*Your goal*.
Every line of the material below should be repeated exactly.

*Supplied information*.
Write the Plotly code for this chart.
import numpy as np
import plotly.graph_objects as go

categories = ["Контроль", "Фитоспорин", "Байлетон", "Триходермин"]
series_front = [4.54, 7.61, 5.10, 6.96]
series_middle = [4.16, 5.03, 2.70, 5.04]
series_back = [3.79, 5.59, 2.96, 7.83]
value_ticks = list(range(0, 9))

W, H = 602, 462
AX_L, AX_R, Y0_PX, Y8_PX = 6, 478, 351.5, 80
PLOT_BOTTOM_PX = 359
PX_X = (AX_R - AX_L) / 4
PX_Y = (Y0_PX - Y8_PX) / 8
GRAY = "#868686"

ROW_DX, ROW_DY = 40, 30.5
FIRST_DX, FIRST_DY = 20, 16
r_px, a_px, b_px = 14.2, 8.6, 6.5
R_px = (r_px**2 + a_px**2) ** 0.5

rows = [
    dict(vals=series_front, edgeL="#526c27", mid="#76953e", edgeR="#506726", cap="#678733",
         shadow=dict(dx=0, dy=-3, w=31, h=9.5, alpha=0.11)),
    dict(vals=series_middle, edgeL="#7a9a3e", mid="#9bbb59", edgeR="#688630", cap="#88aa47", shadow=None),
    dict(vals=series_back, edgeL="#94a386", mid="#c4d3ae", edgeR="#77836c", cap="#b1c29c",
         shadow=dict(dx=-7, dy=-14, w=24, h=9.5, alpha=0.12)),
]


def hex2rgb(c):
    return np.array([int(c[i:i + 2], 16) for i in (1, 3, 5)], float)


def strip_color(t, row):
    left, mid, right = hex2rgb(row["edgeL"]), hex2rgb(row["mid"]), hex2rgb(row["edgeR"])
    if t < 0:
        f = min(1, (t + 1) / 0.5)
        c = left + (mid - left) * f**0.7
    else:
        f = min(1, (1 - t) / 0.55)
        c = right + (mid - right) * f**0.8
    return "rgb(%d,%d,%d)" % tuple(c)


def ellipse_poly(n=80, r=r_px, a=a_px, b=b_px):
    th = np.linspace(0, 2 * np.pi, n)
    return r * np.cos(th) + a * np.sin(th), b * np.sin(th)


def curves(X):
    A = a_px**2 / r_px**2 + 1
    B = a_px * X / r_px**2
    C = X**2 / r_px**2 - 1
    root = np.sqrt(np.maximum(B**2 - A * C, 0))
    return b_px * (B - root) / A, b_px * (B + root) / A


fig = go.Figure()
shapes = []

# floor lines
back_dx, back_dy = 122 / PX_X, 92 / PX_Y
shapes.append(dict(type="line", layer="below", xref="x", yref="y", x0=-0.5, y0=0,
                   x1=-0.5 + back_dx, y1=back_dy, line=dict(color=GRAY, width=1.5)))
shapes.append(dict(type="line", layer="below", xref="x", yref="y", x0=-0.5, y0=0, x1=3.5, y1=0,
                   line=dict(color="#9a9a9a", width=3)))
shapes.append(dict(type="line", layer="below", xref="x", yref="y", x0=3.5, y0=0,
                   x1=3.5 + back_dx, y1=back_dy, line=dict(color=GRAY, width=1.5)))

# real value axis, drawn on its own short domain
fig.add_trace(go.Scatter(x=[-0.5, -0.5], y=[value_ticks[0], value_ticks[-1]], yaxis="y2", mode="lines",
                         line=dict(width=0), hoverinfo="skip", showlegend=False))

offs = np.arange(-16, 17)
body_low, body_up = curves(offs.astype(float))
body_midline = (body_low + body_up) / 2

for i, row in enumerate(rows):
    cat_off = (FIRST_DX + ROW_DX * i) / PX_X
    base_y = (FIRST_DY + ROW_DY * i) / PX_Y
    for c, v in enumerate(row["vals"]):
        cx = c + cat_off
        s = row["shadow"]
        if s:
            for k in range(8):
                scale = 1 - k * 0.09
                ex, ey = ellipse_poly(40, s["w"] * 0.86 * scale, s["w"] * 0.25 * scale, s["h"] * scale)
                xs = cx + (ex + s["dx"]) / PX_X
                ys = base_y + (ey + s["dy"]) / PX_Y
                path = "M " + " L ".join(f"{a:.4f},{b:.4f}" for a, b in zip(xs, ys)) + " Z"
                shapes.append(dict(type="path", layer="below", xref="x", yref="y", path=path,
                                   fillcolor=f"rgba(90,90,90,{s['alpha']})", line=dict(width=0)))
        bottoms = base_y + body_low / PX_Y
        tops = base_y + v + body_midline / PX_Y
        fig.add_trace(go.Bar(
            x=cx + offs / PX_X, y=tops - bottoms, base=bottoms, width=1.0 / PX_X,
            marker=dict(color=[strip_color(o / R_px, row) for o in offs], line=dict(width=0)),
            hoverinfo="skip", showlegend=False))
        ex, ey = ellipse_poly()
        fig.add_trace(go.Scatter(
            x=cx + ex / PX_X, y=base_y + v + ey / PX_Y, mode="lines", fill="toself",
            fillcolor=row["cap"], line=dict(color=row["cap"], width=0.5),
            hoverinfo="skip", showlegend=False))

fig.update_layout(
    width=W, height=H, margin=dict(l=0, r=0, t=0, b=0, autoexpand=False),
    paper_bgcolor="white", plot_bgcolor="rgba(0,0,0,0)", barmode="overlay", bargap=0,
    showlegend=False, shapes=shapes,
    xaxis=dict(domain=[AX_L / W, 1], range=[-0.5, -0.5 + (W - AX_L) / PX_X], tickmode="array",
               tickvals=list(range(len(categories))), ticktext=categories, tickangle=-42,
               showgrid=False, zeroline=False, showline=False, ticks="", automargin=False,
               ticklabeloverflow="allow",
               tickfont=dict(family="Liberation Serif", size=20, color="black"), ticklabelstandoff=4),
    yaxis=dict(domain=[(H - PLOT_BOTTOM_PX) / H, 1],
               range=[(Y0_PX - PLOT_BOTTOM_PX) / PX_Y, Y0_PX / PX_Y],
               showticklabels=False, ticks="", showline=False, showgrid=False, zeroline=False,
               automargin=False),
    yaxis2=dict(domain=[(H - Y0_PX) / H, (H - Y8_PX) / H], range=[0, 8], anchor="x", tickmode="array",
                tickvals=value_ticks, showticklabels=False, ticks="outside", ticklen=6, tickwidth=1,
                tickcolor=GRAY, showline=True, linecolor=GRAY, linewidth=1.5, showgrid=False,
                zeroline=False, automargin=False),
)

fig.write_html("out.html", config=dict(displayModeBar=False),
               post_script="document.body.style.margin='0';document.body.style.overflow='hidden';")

*Output*.
Write the Plotly code for this chart.
import numpy as np
import plotly.graph_objects as go

categories = ["Контроль", "Фитоспорин", "Байлетон", "Триходермин"]
series_front = [4.54, 7.61, 5.10, 6.96]
series_middle = [4.16, 5.03, 2.70, 5.04]
series_back = [3.79, 5.59, 2.96, 7.83]
value_ticks = list(range(0, 9))

W, H = 602, 462
AX_L, AX_R, Y0_PX, Y8_PX = 6, 478, 351.5, 80
PLOT_BOTTOM_PX = 359
PX_X = (AX_R - AX_L) / 4
PX_Y = (Y0_PX - Y8_PX) / 8
GRAY = "#868686"

ROW_DX, ROW_DY = 40, 30.5
FIRST_DX, FIRST_DY = 20, 16
r_px, a_px, b_px = 14.2, 8.6, 6.5
R_px = (r_px**2 + a_px**2) ** 0.5

rows = [
    dict(vals=series_front, edgeL="#526c27", mid="#76953e", edgeR="#506726", cap="#678733",
         shadow=dict(dx=0, dy=-3, w=31, h=9.5, alpha=0.11)),
    dict(vals=series_middle, edgeL="#7a9a3e", mid="#9bbb59", edgeR="#688630", cap="#88aa47", shadow=None),
    dict(vals=series_back, edgeL="#94a386", mid="#c4d3ae", edgeR="#77836c", cap="#b1c29c",
         shadow=dict(dx=-7, dy=-14, w=24, h=9.5, alpha=0.12)),
]


def hex2rgb(c):
    return np.array([int(c[i:i + 2], 16) for i in (1, 3, 5)], float)


def strip_color(t, row):
    left, mid, right = hex2rgb(row["edgeL"]), hex2rgb(row["mid"]), hex2rgb(row["edgeR"])
    if t < 0:
        f = min(1, (t + 1) / 0.5)
        c = left + (mid - left) * f**0.7
    else:
        f = min(1, (1 - t) / 0.55)
        c = right + (mid - right) * f**0.8
    return "rgb(%d,%d,%d)" % tuple(c)


def ellipse_poly(n=80, r=r_px, a=a_px, b=b_px):
    th = np.linspace(0, 2 * np.pi, n)
    return r * np.cos(th) + a * np.sin(th), b * np.sin(th)


def curves(X):
    A = a_px**2 / r_px**2 + 1
    B = a_px * X / r_px**2
    C = X**2 / r_px**2 - 1
    root = np.sqrt(np.maximum(B**2 - A * C, 0))
    return b_px * (B - root) / A, b_px * (B + root) / A


fig = go.Figure()
shapes = []

# floor lines
back_dx, back_dy = 122 / PX_X, 92 / PX_Y
shapes.append(dict(type="line", layer="below", xref="x", yref="y", x0=-0.5, y0=0,
                   x1=-0.5 + back_dx, y1=back_dy, line=dict(color=GRAY, width=1.5)))
shapes.append(dict(type="line", layer="below", xref="x", yref="y", x0=-0.5, y0=0, x1=3.5, y1=0,
                   line=dict(color="#9a9a9a", width=3)))
shapes.append(dict(type="line", layer="below", xref="x", yref="y", x0=3.5, y0=0,
                   x1=3.5 + back_dx, y1=back_dy, line=dict(color=GRAY, width=1.5)))

# real value axis, drawn on its own short domain
fig.add_trace(go.Scatter(x=[-0.5, -0.5], y=[value_ticks[0], value_ticks[-1]], yaxis="y2", mode="lines",
                         line=dict(width=0), hoverinfo="skip", showlegend=False))

offs = np.arange(-16, 17)
body_low, body_up = curves(offs.astype(float))
body_midline = (body_low + body_up) / 2

for i, row in enumerate(rows):
    cat_off = (FIRST_DX + ROW_DX * i) / PX_X
    base_y = (FIRST_DY + ROW_DY * i) / PX_Y
    for c, v in enumerate(row["vals"]):
        cx = c + cat_off
        s = row["shadow"]
        if s:
            for k in range(8):
                scale = 1 - k * 0.09
                ex, ey = ellipse_poly(40, s["w"] * 0.86 * scale, s["w"] * 0.25 * scale, s["h"] * scale)
                xs = cx + (ex + s["dx"]) / PX_X
                ys = base_y + (ey + s["dy"]) / PX_Y
                path = "M " + " L ".join(f"{a:.4f},{b:.4f}" for a, b in zip(xs, ys)) + " Z"
                shapes.append(dict(type="path", layer="below", xref="x", yref="y", path=path,
                                   fillcolor=f"rgba(90,90,90,{s['alpha']})", line=dict(width=0)))
        bottoms = base_y + body_low / PX_Y
        tops = base_y + v + body_midline / PX_Y
        fig.add_trace(go.Bar(
            x=cx + offs / PX_X, y=tops - bottoms, base=bottoms, width=1.0 / PX_X,
            marker=dict(color=[strip_color(o / R_px, row) for o in offs], line=dict(width=0)),
            hoverinfo="skip", showlegend=False))
        ex, ey = ellipse_poly()
        fig.add_trace(go.Scatter(
            x=cx + ex / PX_X, y=base_y + v + ey / PX_Y, mode="lines", fill="toself",
            fillcolor=row["cap"], line=dict(color=row["cap"], width=0.5),
            hoverinfo="skip", showlegend=False))

fig.update_layout(
    width=W, height=H, margin=dict(l=0, r=0, t=0, b=0, autoexpand=False),
    paper_bgcolor="white", plot_bgcolor="rgba(0,0,0,0)", barmode="overlay", bargap=0,
    showlegend=False, shapes=shapes,
    xaxis=dict(domain=[AX_L / W, 1], range=[-0.5, -0.5 + (W - AX_L) / PX_X], tickmode="array",
               tickvals=list(range(len(categories))), ticktext=categories, tickangle=-42,
               showgrid=False, zeroline=False, showline=False, ticks="", automargin=False,
               ticklabeloverflow="allow",
               tickfont=dict(family="Liberation Serif", size=20, color="black"), ticklabelstandoff=4),
    yaxis=dict(domain=[(H - PLOT_BOTTOM_PX) / H, 1],
               range=[(Y0_PX - PLOT_BOTTOM_PX) / PX_Y, Y0_PX / PX_Y],
               showticklabels=False, ticks="", showline=False, showgrid=False, zeroline=False,
               automargin=False),
    yaxis2=dict(domain=[(H - Y0_PX) / H, (H - Y8_PX) / H], range=[0, 8], anchor="x", tickmode="array",
                tickvals=value_ticks, showticklabels=False, ticks="outside", ticklen=6, tickwidth=1,
                tickcolor=GRAY, showline=True, linecolor=GRAY, linewidth=1.5, showgrid=False,
                zeroline=False, automargin=False),
)

fig.write_html("out.html", config=dict(displayModeBar=False),
               post_script="document.body.style.margin='0';document.body.style.overflow='hidden';")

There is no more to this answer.